— Start EXERCISE INPUT —

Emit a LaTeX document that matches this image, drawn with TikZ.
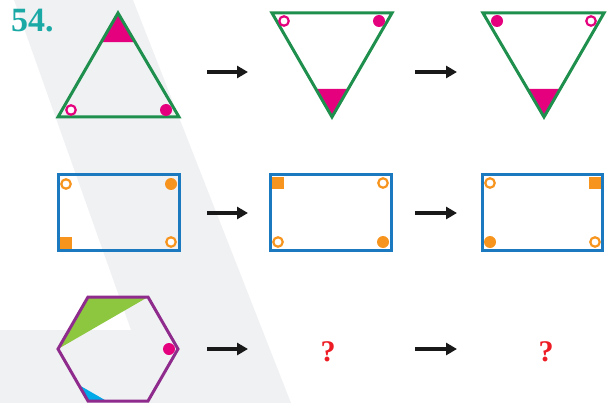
\documentclass[tikz,border=0pt]{standalone}
\usepackage{fontspec}
\setmainfont{Liberation Serif}
\usetikzlibrary{arrows.meta, calc}

\definecolor{shadegray}{HTML}{F0F1F3}
\definecolor{numteal}{HTML}{1BA9A6}
\definecolor{trigreen}{HTML}{1E8F4C}
\definecolor{markpink}{HTML}{E5007D}
\definecolor{boxblue}{HTML}{1B79C0}
\definecolor{markorange}{HTML}{F7941D}
\definecolor{hexpurple}{HTML}{8E2B8C}
\definecolor{wedgegreen}{HTML}{8DC63F}
\definecolor{wedgeblue}{HTML}{00A9E8}
\definecolor{askred}{HTML}{ED1C24}

\begin{document}
\begin{tikzpicture}[
    x=1pt, y=-1pt,
    outline/.style={line width=3pt, line join=miter},
    dot/.style={circle, fill=#1, inner sep=0pt, minimum size=12pt},
    ring/.style={circle, draw=#1, fill=white, line width=2.2pt,
        inner sep=0pt, minimum size=9.5pt},
    sqmark/.style={rectangle, fill=#1, inner sep=0pt, minimum size=12pt},
    step arrow/.style={-{Triangle[length=11pt, width=12pt]},
        line width=3.2pt, black!90},
    ask/.style={text=askred, font=\bfseries\fontsize{30}{30}\selectfont}
]
    \useasboundingbox (0,0) rectangle (609,403);

    % Background band
    \fill[shadegray] (14,0) -- (133,0) -- (291,403) -- (0,403)
        -- (0,330) -- (131,330) -- cycle;

    \node[text=numteal, font=\bfseries\fontsize{34}{34}\selectfont,
        inner sep=0pt, anchor=north west] (num) at (11,9) {54.};

    % Row 1: triangles
    \coordinate (t1a) at (118,13);
    \coordinate (t1l) at (58,117);
    \coordinate (t1r) at (179,117);
    \fill[markpink] (t1a) -- ($(t1a)!0.28!(t1l)$) -- ($(t1a)!0.28!(t1r)$) -- cycle;
    \draw[outline, trigreen] (t1a) -- (t1l) -- (t1r) -- cycle;
    \node[ring=markpink] (t1o) at (71,110) {};
    \node[dot=markpink] (t1f) at (166,110) {};

    \coordinate (t2l) at (272,13);
    \coordinate (t2r) at (392,13);
    \coordinate (t2a) at (332,117);
    \fill[markpink] (t2a) -- ($(t2a)!0.27!(t2l)$) -- ($(t2a)!0.27!(t2r)$) -- cycle;
    \draw[outline, trigreen] (t2l) -- (t2r) -- (t2a) -- cycle;
    \node[ring=markpink] (t2o) at (284,21) {};
    \node[dot=markpink] (t2f) at (379,21) {};

    \coordinate (t3l) at (483,13);
    \coordinate (t3r) at (604,13);
    \coordinate (t3a) at (544,117);
    \fill[markpink] (t3a) -- ($(t3a)!0.27!(t3l)$) -- ($(t3a)!0.27!(t3r)$) -- cycle;
    \draw[outline, trigreen] (t3l) -- (t3r) -- (t3a) -- cycle;
    \node[dot=markpink] (t3f) at (497,21) {};
    \node[ring=markpink] (t3o) at (591,21) {};

    % Row 2: rectangles
    \draw[outline, boxblue] (58,175) rectangle (179,250);
    \node[ring=markorange] (r1a) at (66,184) {};
    \node[dot=markorange] (r1b) at (171,184) {};
    \node[sqmark=markorange] (r1c) at (66,243) {};
    \node[ring=markorange] (r1d) at (171,242) {};

    \draw[outline, boxblue] (270,175) rectangle (391,250);
    \node[sqmark=markorange] (r2a) at (278,183) {};
    \node[ring=markorange] (r2b) at (383,183) {};
    \node[ring=markorange] (r2c) at (278,242) {};
    \node[dot=markorange] (r2d) at (383,242) {};

    \draw[outline, boxblue] (482,175) rectangle (602,250);
    \node[ring=markorange] (r3a) at (490,183) {};
    \node[sqmark=markorange] (r3b) at (595,183) {};
    \node[dot=markorange] (r3c) at (490,242) {};
    \node[ring=markorange] (r3d) at (595,242) {};

    % Row 3: hexagon
    \coordinate (h1) at (88,297);
    \coordinate (h2) at (148,297);
    \coordinate (h3) at (178,349);
    \coordinate (h4) at (148,401);
    \coordinate (h5) at (88,401);
    \coordinate (h6) at (58,349);
    \fill[wedgegreen] (h1) -- (h2) -- (h6) -- cycle;
    \fill[wedgeblue] (h5) -- ($(h5)!0.31!(h6)$) -- ($(h5)!0.31!(h4)$) -- cycle;
    \draw[outline, hexpurple] (h1) -- (h2) -- (h3) -- (h4) -- (h5) -- (h6) -- cycle;
    \node[dot=markpink] (hf) at (169,349) {};

    \node[ask] (q1) at (328,352) {?};
    \node[ask] (q2) at (546,352) {?};

    % Arrows
    \foreach \row/\yy in {1/72, 2/213, 3/349} {
        \coordinate (a\row s) at (207,\yy);
        \coordinate (a\row e) at (248,\yy);
        \coordinate (b\row s) at (415,\yy);
        \coordinate (b\row e) at (457,\yy);
        \draw[step arrow] (a\row s) -- (a\row e);
        \draw[step arrow] (b\row s) -- (b\row e);
    }

\end{tikzpicture}
\end{document}
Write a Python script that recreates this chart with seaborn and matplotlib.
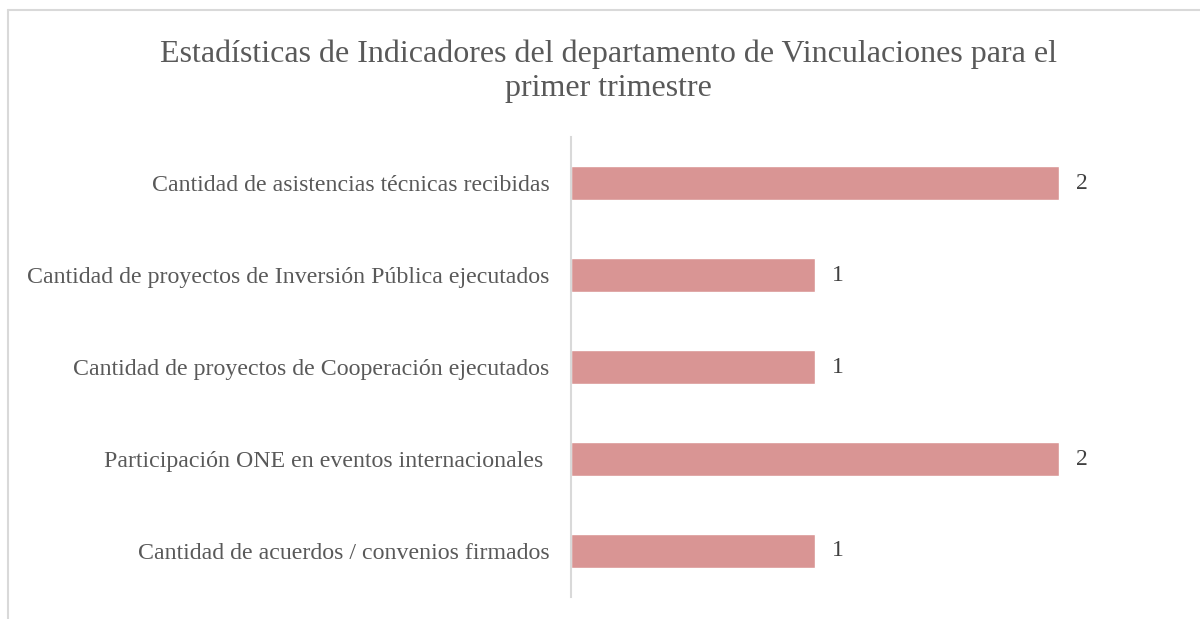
import matplotlib
matplotlib.use("Agg")
import matplotlib.pyplot as plt
import seaborn as sns
import pandas as pd
from matplotlib.lines import Line2D

categorias = [
    "Cantidad de asistencias técnicas recibidas",
    "Cantidad de proyectos de Inversión Pública ejecutados",
    "Cantidad de proyectos de Cooperación ejecutados",
    "Participación ONE en eventos internacionales ",
    "Cantidad de acuerdos / convenios firmados",
]
valores = [2, 1, 1, 2, 1]
titulo = "Estadísticas de Indicadores del departamento de Vinculaciones para el\nprimer trimestre"

sns.set_theme(style="white")
plt.rcParams["font.family"] = ["Liberation Serif", "DejaVu Serif"]

df = pd.DataFrame({"indicador": categorias, "valor": valores})

fig = plt.figure(figsize=(12, 6.19), dpi=100)
ax = fig.add_axes([571 / 1200, 22 / 619, 608 / 1200, 460 / 619])

sns.barplot(data=df, x="valor", y="indicador", orient="h", color="#D99594",
            saturation=1, width=0.36, ax=ax)

ax.set_xlim(0, 2.49)
ax.set_ylim(4.5, -0.5)
ax.set_xlabel("")
ax.set_ylabel("")
ax.set_xticks([])
for s in ["top", "right", "bottom"]:
    ax.spines[s].set_visible(False)
ax.spines["left"].set_color("#D9D9D9")
ax.spines["left"].set_linewidth(1.5)
ax.tick_params(axis="y", length=0, pad=15.5, labelsize=17.2, labelcolor="#595959")

for i, v in enumerate(valores):
    ax.annotate(str(v), (v, i), xytext=(12, 0), textcoords="offset points",
                va="center", ha="left", fontsize=17, color="#404040")

fig.text(0.507, 0.936, titulo, ha="center", va="top", fontsize=23,
         color="#595959", linespacing=1.2)

# borde del área del gráfico
fig.add_artist(Line2D([7.5 / 1200, 7.5 / 1200], [0, 1 - 9.5 / 619],
                      transform=fig.transFigure, color="#D9D9D9", lw=1.5))
fig.add_artist(Line2D([7.5 / 1200, 1], [1 - 9.5 / 619, 1 - 9.5 / 619],
                      transform=fig.transFigure, color="#D9D9D9", lw=1.5))

fig.savefig("out.png", dpi=100, facecolor="white")
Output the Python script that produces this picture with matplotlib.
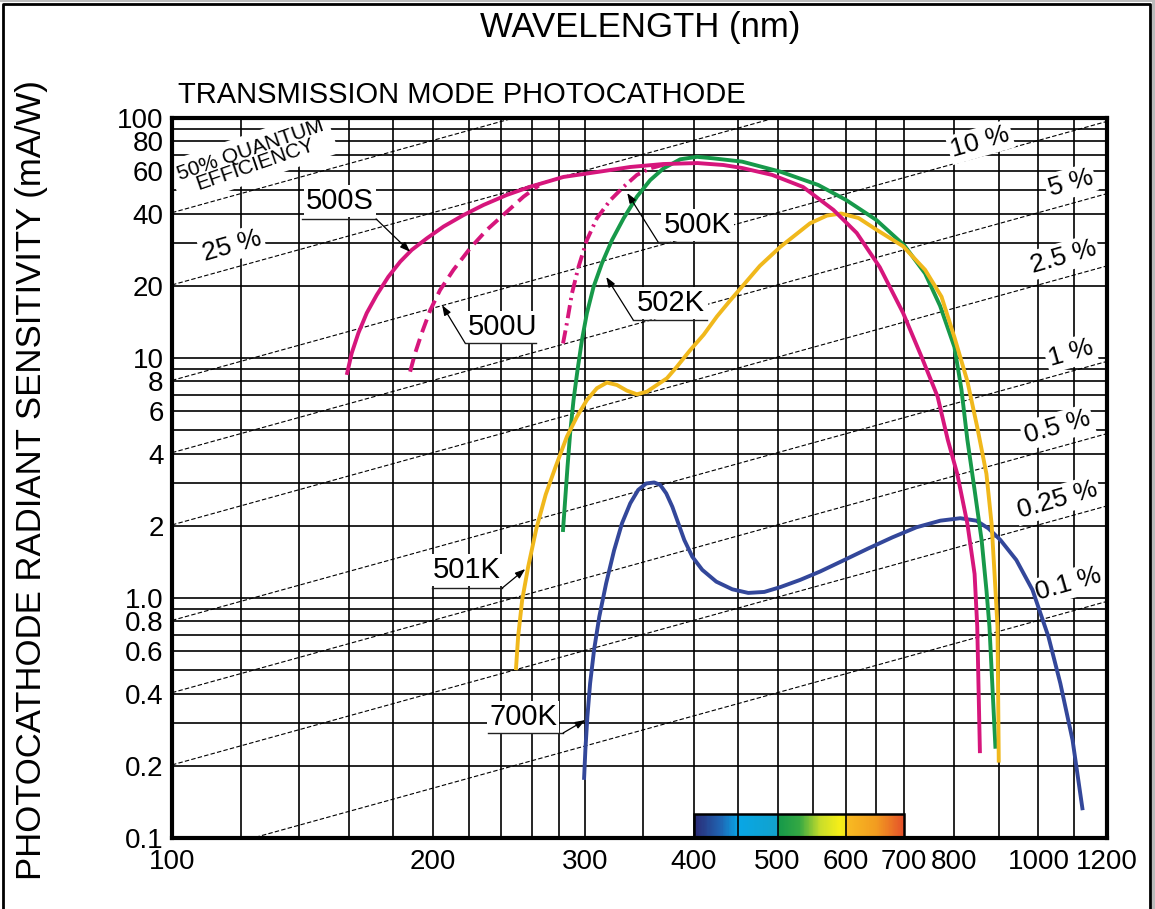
import numpy as np
import matplotlib
matplotlib.use('Agg')
import matplotlib.pyplot as plt
from matplotlib.colors import LinearSegmentedColormap
from matplotlib.patches import Rectangle
from matplotlib.lines import Line2D

plt.rcParams['font.family'] = ['Liberation Sans', 'DejaVu Sans']

# spectral response curves: wavelength (nm), sensitivity (mA/W)
wl_500s = [159.3, 161.2, 164.1, 167.8, 172.3, 177.7, 183.4, 189.1, 196.8, 205.8, 217, 228.8,
           243.5, 259, 283, 310, 338, 369, 404, 433, 455, 493, 535, 580, 617, 656, 698,
           734, 765, 786, 806, 828, 844, 850, 856]
s_500s = [8.66, 10.46, 12.7, 15.4, 18.3, 21.8, 25.2, 28.2, 31.5, 35.3, 39.4, 43.4,
          47.8, 51.7, 56.8, 59.6, 62.5, 64.3, 64.9, 63.7, 61.9, 57.9, 51.6, 41.4, 33.2, 23.9, 15.4,
          10.0, 6.9, 4.56, 3.29, 2.04, 1.26, 0.76, 0.23]

wl_500u = [188.3, 190.8, 194.2, 198.6, 203.9, 211.3, 220.9, 230.9, 243.5, 254.5, 265]
s_500u = [8.77, 10.46, 12.69, 15.8, 19.2, 23.3, 28.7, 34.2, 40.7, 47.0, 52.3]

wl_500k = [282.7, 285.6, 289.5, 294.6, 301.2, 309.3, 320.6, 332.1, 344, 356.4, 369.3]
s_500k = [11.5, 13.96, 18.6, 24.0, 31.0, 38.2, 45.5, 51.7, 57.9, 61.7, 63.9]

wl_502k = [282.7, 284.3, 286.1, 288.1, 290.7, 293.8, 297.3, 301.2, 306.6, 313.5, 322, 332.1,
           344, 356.4, 369.3, 386.1, 403.6, 421.5, 455, 504, 557, 600, 650, 700, 740, 770,
           800, 815, 828, 844, 860, 871, 878, 892]
s_502k = [1.92, 2.56, 3.53, 4.86, 6.68, 8.91, 11.9, 15.36, 19.8, 24.8, 31.0, 38.2,
          47.0, 55.1, 61.7, 67.3, 68.9, 67.9, 65.8, 59.7, 52.6, 45.5, 37.6, 29.5, 22.5, 16.5,
          11.1, 7.4, 4.56, 2.82, 1.74, 1.08, 0.76, 0.24]

wl_501k = [249.5, 250.9, 253.6, 257.7, 263.4, 270, 277, 285.6, 293.3, 301.2, 309.3, 317.7,
           326.2, 335, 344, 353.3, 362.8, 372.6, 382.6, 396.5, 410.8, 425.6, 441, 477, 504,
           545, 570, 592, 620, 649, 698, 740, 773, 800, 828, 850, 871, 883, 890, 897, 900]
s_501k = [0.51, 0.69, 0.98, 1.35, 1.95, 2.7, 3.5, 4.70, 5.69, 6.68, 7.48, 7.90,
          7.72, 7.31, 7.06, 7.24, 7.72, 8.23, 9.20, 10.8, 12.5, 14.9, 17.4, 24.2, 29.1,
          36.4, 39.2, 40.0, 38.3, 34.4, 29.2, 23.3, 18.0, 12.2, 8.0, 5.15, 3.29, 2.04, 1.26, 0.76, 0.21]

wl_700k = [299, 300, 301.6, 303.8, 307, 311.3, 317, 323.8, 330.7, 338, 345.2, 352.6, 360.2,
           366, 371.9, 378, 384, 390.2, 398.6, 409.3, 424.8, 443.3, 462.5, 482.7, 503.6, 531,
           560, 597, 636.6, 678.6, 723, 770.6, 812.6, 848, 875.6, 903.9, 943, 984.5, 1027,
           1060, 1095, 1124]
s_700k = [0.178, 0.233, 0.32, 0.441, 0.607, 0.836, 1.15, 1.58, 2.05, 2.48, 2.82, 3.0, 3.03,
          2.96, 2.73, 2.40, 2.05, 1.745, 1.486, 1.31, 1.17, 1.087, 1.05, 1.06, 1.11, 1.19,
          1.29, 1.44, 1.61, 1.79, 1.97, 2.10, 2.15, 2.10, 1.95, 1.745, 1.44, 1.08, 0.69,
          0.441, 0.256, 0.133]

# quantum efficiency reference lines (%)
qe_levels = [50, 25, 10, 5, 2.5, 1, 0.5, 0.25, 0.1]

# axis ticks and grid
x_ticks = [100, 200, 300, 400, 500, 600, 700, 800, 1000, 1200]
x_tick_labels = ['100', '200', '300', '400', '500', '600', '700', '800', '1000', '1200']
y_ticks = [0.1, 0.2, 0.4, 0.6, 0.8, 1, 2, 4, 6, 8, 10, 20, 40, 60, 80, 100]
y_tick_labels = ['0.1', '0.2', '0.4', '0.6', '0.8', '1.0', '2', '4', '6', '8',
                 '10', '20', '40', '60', '80', '100']
x_grid = [120, 140, 160, 180, 200, 220, 240, 260, 280, 300,
          350, 400, 450, 500, 550, 600, 650, 700, 800, 900, 1000, 1100]
y_grid = [0.2, 0.3, 0.4, 0.5, 0.6, 0.7, 0.8, 0.9,
          1, 2, 3, 4, 5, 6, 7, 8, 9,
          10, 20, 30, 40, 50, 60, 70, 80, 90]

# visible spectrum strip
spec_wl = [400, 430, 450, 499, 500, 530, 560, 590, 599, 600, 650, 700]
spec_colors = ['#2b2a74', '#1f66b4', '#08a6e6', '#12a2cc', '#14984a', '#35a843',
               '#c9dd2a', '#f6ee18', '#f4e41a', '#f8bc22', '#f29c20', '#e4502a']
spec_dividers = [450, 500, 600]

MAGENTA = '#d6167c'
GREEN = '#17994a'
YELLOW = '#f0b81c'
BLUE = '#33479a'
LW = 2.8

fig = plt.figure(figsize=(11.55, 9.09), dpi=100)
ax = fig.add_axes([172 / 1155, 1 - 838 / 909, 935 / 1155, 720 / 909])
ax.set_xscale('log')
ax.set_yscale('log')
ax.set_xlim(100, 1200)
ax.set_ylim(0.1, 100)

# grid
for g in x_grid:
    ax.axvline(g, color='black', lw=1.2, zorder=1)
for g in y_grid:
    ax.axhline(g, color='black', lw=1.2, zorder=1)

# quantum efficiency lines
wl_line = np.array([100, 1200])
for q in qe_levels:
    ax.plot(wl_line, q / 100 * wl_line / 1.23984, color='black', lw=0.8,
            ls=(0, (4, 2)), zorder=2)

# spectrum strip
SPEC_BOTTOM, SPEC_TOP = 0.1, 0.126
pos = [(w - spec_wl[0]) / (spec_wl[-1] - spec_wl[0]) for w in spec_wl]
cmap = LinearSegmentedColormap.from_list('spec', list(zip(pos, spec_colors)))
edges = np.linspace(spec_wl[0], spec_wl[-1], 301)
centers = (edges[:-1] + edges[1:]) / 2
ax.pcolormesh(edges, [SPEC_BOTTOM, SPEC_TOP], centers[None, :], cmap=cmap,
              vmin=spec_wl[0], vmax=spec_wl[-1], shading='flat', zorder=3)
ax.vlines(spec_dividers, SPEC_BOTTOM, SPEC_TOP, color='black', lw=1.2, zorder=3.5)
ax.add_patch(Rectangle((spec_wl[0], SPEC_BOTTOM), spec_wl[-1] - spec_wl[0],
                       SPEC_TOP - SPEC_BOTTOM, fill=False, ec='black', lw=1.8, zorder=3.6))

# quantum efficiency labels (under the curves, over the grid)
qe_labels = [
    ('25 %', 117.3, 29.3),
    ('10 %', 857, 79.4),
    ('5 %', 1089, 53.6),
    ('2.5 %', 1069, 26.4),
    ('1 %', 1089, 10.5),
    ('0.5 %', 1052, 5.16),
    ('0.25 %', 1052, 2.56),
    ('0.1 %', 1082, 1.14),
]
for txt, x, y in qe_labels:
    ax.text(x, y, txt, fontsize=19, rotation=16, ha='center', va='center', zorder=3.8,
            rotation_mode='anchor',
            bbox=dict(boxstyle='square,pad=0.1', fc='white', ec='none'))
ax.text(124, 68.5, '50% QUANTUM\nEFFICIENCY', fontsize=15, rotation=19,
        ha='center', va='center', linespacing=0.8, zorder=3.8, rotation_mode='anchor',
        clip_on=True,
        bbox=dict(boxstyle='square,pad=0.3', fc='white', ec='none'))

# curves
curve_kw = dict(lw=LW, solid_joinstyle='round', dash_joinstyle='round')
ax.plot(wl_700k, s_700k, color=BLUE, zorder=4, **curve_kw)
ax.plot(wl_502k, s_502k, color=GREEN, zorder=4.1, **curve_kw)
ax.plot(wl_501k, s_501k, color=YELLOW, zorder=4.2, **curve_kw)
ax.plot(wl_500s, s_500s, color=MAGENTA, zorder=4.3, **curve_kw)
ax.plot(wl_500u, s_500u, color=MAGENTA, ls=(0, (3.5, 1.8)), zorder=4.3, **curve_kw)
ax.plot(wl_500k, s_500k, color=MAGENTA, ls=(0, (3.4, 1.3, 0.6, 1.3)), zorder=4.3, **curve_kw)

# curve labels: (text, text centre, underline y, underline x range, leader start, arrow tip)
tube_labels = [
    ('500S', (156.3, 45.1), 37.98, (141.3, 172.0), 172.0, (188.3, 27.7)),
    ('500U', (240.5, 13.47), 11.55, (217.9, 263.2), 217.9, (205.0, 16.6)),
    ('500K', (403.9, 35.8), 30.4, (364.0, 446.8), 364.0, (335.3, 48.7)),
    ('502K', (376.9, 16.96), 14.4, (340.7, 414.8), 340.7, (317.1, 21.76)),
    ('501K', (219.1, 1.308), 1.10, (199.6, 240.5), 240.5, (255.7, 1.32)),
    ('700K', (254.3, 0.319), 0.274, (231.7, 282.8), 282.8, (299.9, 0.31)),
]
for name, (tx, ty), uy, (ux0, ux1), lx, tip in tube_labels:
    ax.text(tx, ty, name, fontsize=21, ha='center', va='center', zorder=6,
            bbox=dict(boxstyle='square,pad=0.08', fc='white', ec='none'))
    ax.plot([ux0, ux1], [uy, uy], color='#222222', lw=1.0, zorder=6)
    ax.annotate('', xy=tip, xytext=(lx, uy), zorder=6,
                arrowprops=dict(arrowstyle='-|>,head_length=0.6,head_width=0.22',
                                color='black', lw=0.9, shrinkA=0, shrinkB=0))

# axes, ticks
ax.set_xticks(x_ticks)
ax.set_xticklabels(x_tick_labels, fontsize=20)
ax.set_yticks(y_ticks)
ax.set_yticklabels(y_tick_labels, fontsize=20)
ax.xaxis.set_minor_locator(matplotlib.ticker.NullLocator())
ax.yaxis.set_minor_locator(matplotlib.ticker.NullLocator())
ax.tick_params(axis='both', length=0)
ax.tick_params(axis='x', pad=8)
ax.tick_params(axis='y', pad=6)
for sp in ax.spines.values():
    sp.set_linewidth(3)
    sp.set_zorder(7)

fig.text(640 / 1155, 1 - 27 / 909, 'WAVELENGTH (nm)', fontsize=25, ha='center', va='center')
fig.text(178 / 1155, 1 - 95 / 909, 'TRANSMISSION MODE PHOTOCATHODE', fontsize=21,
         ha='left', va='center')
fig.text(32 / 1155, 1 - 480 / 909, 'PHOTOCATHODE RADIANT SENSITIVITY (mA/W)', fontsize=25,
         rotation=90, ha='center', va='center')

# outer frame
fig.add_artist(Rectangle((0, 1 - 2 / 909), 1, 2 / 909, transform=fig.transFigure,
                         fc='#bbbbbb', ec='none'))
fig.add_artist(Rectangle((1 - 3 / 1155, 0), 3 / 1155, 1, transform=fig.transFigure,
                         fc='#bbbbbb', ec='none'))
fig.add_artist(Line2D([3 / 1155, 3 / 1155, 1150 / 1155, 1150 / 1155],
                      [0, 1 - 4 / 909, 1 - 4 / 909, 0], transform=fig.transFigure,
                      color='black', lw=2))

fig.savefig('out.png', dpi=100)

— End EXERCISE INPUT —

▶ _WHAT TO PRODUCE_:
Only the stretch from the line with "Output the Python" through the line with "57.9, 61.7, 63.9]" should be copied, exactly and with both ends. Drop the pictures.

▶ _WORKED SOLUTION_:
Output the Python script that produces this picture with matplotlib.
import numpy as np
import matplotlib
matplotlib.use('Agg')
import matplotlib.pyplot as plt
from matplotlib.colors import LinearSegmentedColormap
from matplotlib.patches import Rectangle
from matplotlib.lines import Line2D

plt.rcParams['font.family'] = ['Liberation Sans', 'DejaVu Sans']

# spectral response curves: wavelength (nm), sensitivity (mA/W)
wl_500s = [159.3, 161.2, 164.1, 167.8, 172.3, 177.7, 183.4, 189.1, 196.8, 205.8, 217, 228.8,
           243.5, 259, 283, 310, 338, 369, 404, 433, 455, 493, 535, 580, 617, 656, 698,
           734, 765, 786, 806, 828, 844, 850, 856]
s_500s = [8.66, 10.46, 12.7, 15.4, 18.3, 21.8, 25.2, 28.2, 31.5, 35.3, 39.4, 43.4,
          47.8, 51.7, 56.8, 59.6, 62.5, 64.3, 64.9, 63.7, 61.9, 57.9, 51.6, 41.4, 33.2, 23.9, 15.4,
          10.0, 6.9, 4.56, 3.29, 2.04, 1.26, 0.76, 0.23]

wl_500u = [188.3, 190.8, 194.2, 198.6, 203.9, 211.3, 220.9, 230.9, 243.5, 254.5, 265]
s_500u = [8.77, 10.46, 12.69, 15.8, 19.2, 23.3, 28.7, 34.2, 40.7, 47.0, 52.3]

wl_500k = [282.7, 285.6, 289.5, 294.6, 301.2, 309.3, 320.6, 332.1, 344, 356.4, 369.3]
s_500k = [11.5, 13.96, 18.6, 24.0, 31.0, 38.2, 45.5, 51.7, 57.9, 61.7, 63.9]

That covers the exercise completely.